Michele Ganeless, Comedy Central president, said some reduction in audience size for their shows was to be expected given that the midterm elections were over. With O’Brien in the mix, there’s evidence that more people are saving the Comedy Central shows on their digital video recorders, she said.
“What Jon and Stephen do is so unique and unparalleled, and so different from what Conan does that there really is room for all of them to succeed,” Ganeless said.
Stewart and Colbert do lead in buzz – the watercooler moments that are hard to measure but make them more influential than their audience size would suggest.
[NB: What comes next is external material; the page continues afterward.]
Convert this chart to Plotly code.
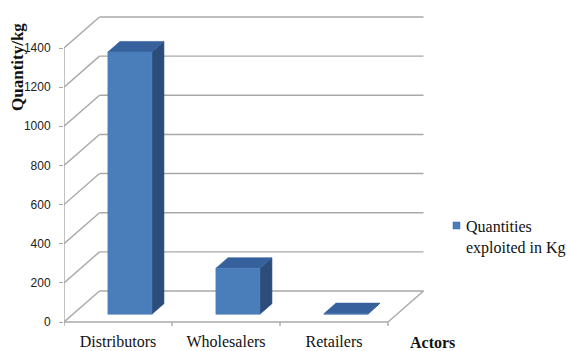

Many of the other contenders are bunched up in the ratings so far this season, each with his own audiences and constituencies. Ferguson is averaging 1.8 million viewers following Letterman on CBS, and Fallon has 1.7 million after Leno on NBC. ABC’s Kimmel also averages 1.7 million, and has been getting strong word-of-mouth. Even though he moved back an hour, Lopez averaged 1.1 million viewers for the first week he followed O’Brien on TBS. Handler on E! Entertainment’s “Chelsea Lately” gets just under 1 million.
The late-night talent is an abundance of riches that some in the industry quietly believe will never happen again. Within that group could be Leno and Letterman’s replacements. But will it matter?
They all compete against a force that’s only going to get stronger: Viewers watching not live shows but programs they have recorded earlier on DVRs. Shows may also have to confront the issue of fans not watching because they can easily follow highlights online the next day.
Late-night is no longer the easy source of advertising revenue, and when the old stalwarts leave, the 12:30 shows could be in danger.
“I don’t think you’re going to see a king of late-night again,” Campanelli said. “You’ll see a diverse playing field the way you’re seeing it right now.”